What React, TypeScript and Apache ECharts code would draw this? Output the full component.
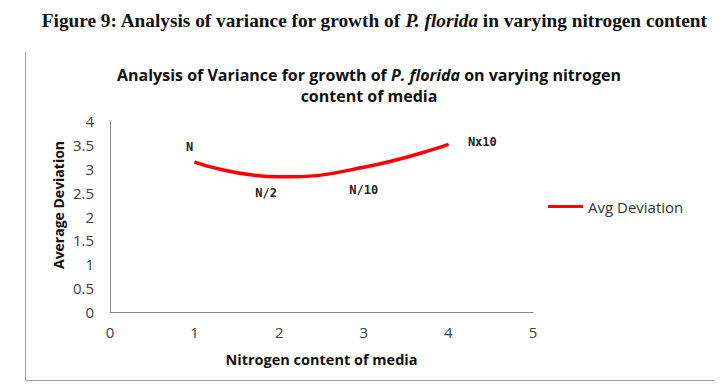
import React, { useEffect, useRef } from "react";
import * as echarts from "echarts";

const xValues = [1, 2, 3, 4];
const avgDeviation = [3.14, 2.83, 3.03, 3.51];
const pointLabels = ["N", "N/2", "N/10", "Nx10"];
const yTicks = { min: 0, max: 4, interval: 0.5 };
const xTicks = { min: 0, max: 5, interval: 1 };
const seriesName = "Avg Deviation";

const labelOffsets: Array<{ position: any; offset: number[] }> = [
  { position: "top", offset: [-5, -4] },
  { position: "bottom", offset: [-13, 5] },
  { position: "bottom", offset: [0, 11] },
  { position: "right", offset: [14, -2] },
];

export default function App() {
  const ref = useRef<HTMLDivElement>(null);
  useEffect(() => {
    if (!ref.current) return;
    const chart = echarts.init(ref.current, null, { renderer: "svg" });
    const data = xValues.map((x, i) => ({
      value: [x, avgDeviation[i]],
      label: {
        show: true,
        formatter: pointLabels[i],
        position: labelOffsets[i].position,
        offset: labelOffsets[i].offset,
        fontFamily: "DejaVu Sans Mono",
        fontSize: 12,
        fontWeight: "bold",
        color: "#222",
      },
    }));
    chart.setOption({
      animation: false,
      backgroundColor: "#ffffff",
      title: [
        {
          text: "Figure 9: Analysis of variance for growth of {i|P. florida} in varying nitrogen content",
          left: 369,
          top: 6,
          textAlign: "center",
          textStyle: {
            fontFamily: "Liberation Serif",
            fontSize: 19.3,
            fontWeight: "bold",
            color: "#111",
            rich: {
              i: {
                fontFamily: "Liberation Serif",
                fontSize: 19.3,
                fontWeight: "bold",
                fontStyle: "italic",
                color: "#111",
              },
            },
          },
        },
        {
          text:
            "Analysis of Variance for growth of {i|P. florida} on varying nitrogen\ncontent of media",
          left: 364,
          top: 59,
          textAlign: "center",
          textStyle: {
            fontFamily: "Open Sans",
            fontSize: 16,
            fontWeight: "bold",
            color: "#111",
            lineHeight: 21,
            rich: {
              i: {
                fontFamily: "Open Sans",
                fontSize: 16,
                fontWeight: "bold",
                fontStyle: "italic",
                color: "#111",
                lineHeight: 21,
              },
            },
          },
        },
      ],
      legend: {
        left: 548,
        top: 199,
        padding: 0,
        icon: "rect",
        itemWidth: 35,
        itemHeight: 3,
        textStyle: { fontFamily: "Open Sans", fontSize: 15, color: "#333" },
        data: [seriesName],
      },
      grid: { left: 110, right: 190, top: 121, bottom: 77, containLabel: false },
      xAxis: {
        type: "value",
        min: xTicks.min,
        max: xTicks.max,
        interval: xTicks.interval,
        name: "Nitrogen content of media",
        nameLocation: "middle",
        nameGap: 40,
        nameTextStyle: {
          fontFamily: "Open Sans",
          fontSize: 14.5,
          fontWeight: "bold",
          color: "#111",
        },
        axisLine: { show: true, lineStyle: { color: "#888", width: 1 } },
        axisTick: { show: false },
        splitLine: { show: false },
        axisLabel: {
          fontFamily: "Open Sans",
          fontSize: 15,
          color: "#404040",
          margin: 12,
        },
      },
      yAxis: {
        type: "value",
        min: yTicks.min,
        max: yTicks.max,
        interval: yTicks.interval,
        axisLine: { show: true, lineStyle: { color: "#888", width: 1 } },
        axisTick: { show: false },
        splitLine: { show: false },
        axisLabel: {
          fontFamily: "Open Sans",
          fontSize: 15,
          color: "#404040",
          margin: 16,
        },
      },
      graphic: [
        {
          type: "polyline",
          shape: {
            points: [
              [25.5, 52],
              [25.5, 380.5],
              [715.5, 380.5],
              [715.5, 52],
            ],
          },
          style: { stroke: "#a0a0a0", lineWidth: 1, fill: "none" },
          silent: true,
        },
        {
          type: "text",
          x: 58,
          y: 205,
          rotation: Math.PI / 2,
          style: {
            text: "Average Deviation",
            fontFamily: "Open Sans",
            fontSize: 14,
            fontWeight: "bold",
            fill: "#111",
            align: "center",
            verticalAlign: "middle",
          },
          silent: true,
        },
      ],
      series: [
        {
          name: seriesName,
          type: "line",
          data,
          smooth: 0.5,
          showSymbol: true,
          symbol: "circle",
          symbolSize: 1,
          lineStyle: { color: "#ff0000", width: 3.5 },
          itemStyle: { color: "#ff0000" },
        },
      ],
    });
    return () => chart.dispose();
  }, []);
  return <div ref={ref} style={{ width: 723, height: 389, margin: -8 }} />;
}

※ ※ ※

YOUR TASK -
Set down the material exactly, every line of it, except for the pictures.

ANSWER IN FULL -
What React, TypeScript and Apache ECharts code would draw this? Output the full component.
import React, { useEffect, useRef } from "react";
import * as echarts from "echarts";

const xValues = [1, 2, 3, 4];
const avgDeviation = [3.14, 2.83, 3.03, 3.51];
const pointLabels = ["N", "N/2", "N/10", "Nx10"];
const yTicks = { min: 0, max: 4, interval: 0.5 };
const xTicks = { min: 0, max: 5, interval: 1 };
const seriesName = "Avg Deviation";

const labelOffsets: Array<{ position: any; offset: number[] }> = [
  { position: "top", offset: [-5, -4] },
  { position: "bottom", offset: [-13, 5] },
  { position: "bottom", offset: [0, 11] },
  { position: "right", offset: [14, -2] },
];

export default function App() {
  const ref = useRef<HTMLDivElement>(null);
  useEffect(() => {
    if (!ref.current) return;
    const chart = echarts.init(ref.current, null, { renderer: "svg" });
    const data = xValues.map((x, i) => ({
      value: [x, avgDeviation[i]],
      label: {
        show: true,
        formatter: pointLabels[i],
        position: labelOffsets[i].position,
        offset: labelOffsets[i].offset,
        fontFamily: "DejaVu Sans Mono",
        fontSize: 12,
        fontWeight: "bold",
        color: "#222",
      },
    }));
    chart.setOption({
      animation: false,
      backgroundColor: "#ffffff",
      title: [
        {
          text: "Figure 9: Analysis of variance for growth of {i|P. florida} in varying nitrogen content",
          left: 369,
          top: 6,
          textAlign: "center",
          textStyle: {
            fontFamily: "Liberation Serif",
            fontSize: 19.3,
            fontWeight: "bold",
            color: "#111",
            rich: {
              i: {
                fontFamily: "Liberation Serif",
                fontSize: 19.3,
                fontWeight: "bold",
                fontStyle: "italic",
                color: "#111",
              },
            },
          },
        },
        {
          text:
            "Analysis of Variance for growth of {i|P. florida} on varying nitrogen\ncontent of media",
          left: 364,
          top: 59,
          textAlign: "center",
          textStyle: {
            fontFamily: "Open Sans",
            fontSize: 16,
            fontWeight: "bold",
            color: "#111",
            lineHeight: 21,
            rich: {
              i: {
                fontFamily: "Open Sans",
                fontSize: 16,
                fontWeight: "bold",
                fontStyle: "italic",
                color: "#111",
                lineHeight: 21,
              },
            },
          },
        },
      ],
      legend: {
        left: 548,
        top: 199,
        padding: 0,
        icon: "rect",
        itemWidth: 35,
        itemHeight: 3,
        textStyle: { fontFamily: "Open Sans", fontSize: 15, color: "#333" },
        data: [seriesName],
      },
      grid: { left: 110, right: 190, top: 121, bottom: 77, containLabel: false },
      xAxis: {
        type: "value",
        min: xTicks.min,
        max: xTicks.max,
        interval: xTicks.interval,
        name: "Nitrogen content of media",
        nameLocation: "middle",
        nameGap: 40,
        nameTextStyle: {
          fontFamily: "Open Sans",
          fontSize: 14.5,
          fontWeight: "bold",
          color: "#111",
        },
        axisLine: { show: true, lineStyle: { color: "#888", width: 1 } },
        axisTick: { show: false },
        splitLine: { show: false },
        axisLabel: {
          fontFamily: "Open Sans",
          fontSize: 15,
          color: "#404040",
          margin: 12,
        },
      },
      yAxis: {
        type: "value",
        min: yTicks.min,
        max: yTicks.max,
        interval: yTicks.interval,
        axisLine: { show: true, lineStyle: { color: "#888", width: 1 } },
        axisTick: { show: false },
        splitLine: { show: false },
        axisLabel: {
          fontFamily: "Open Sans",
          fontSize: 15,
          color: "#404040",
          margin: 16,
        },
      },
      graphic: [
        {
          type: "polyline",
          shape: {
            points: [
              [25.5, 52],
              [25.5, 380.5],
              [715.5, 380.5],
              [715.5, 52],
            ],
          },
          style: { stroke: "#a0a0a0", lineWidth: 1, fill: "none" },
          silent: true,
        },
        {
          type: "text",
          x: 58,
          y: 205,
          rotation: Math.PI / 2,
          style: {
            text: "Average Deviation",
            fontFamily: "Open Sans",
            fontSize: 14,
            fontWeight: "bold",
            fill: "#111",
            align: "center",
            verticalAlign: "middle",
          },
          silent: true,
        },
      ],
      series: [
        {
          name: seriesName,
          type: "line",
          data,
          smooth: 0.5,
          showSymbol: true,
          symbol: "circle",
          symbolSize: 1,
          lineStyle: { color: "#ff0000", width: 3.5 },
          itemStyle: { color: "#ff0000" },
        },
      ],
    });
    return () => chart.dispose();
  }, []);
  return <div ref={ref} style={{ width: 723, height: 389, margin: -8 }} />;
}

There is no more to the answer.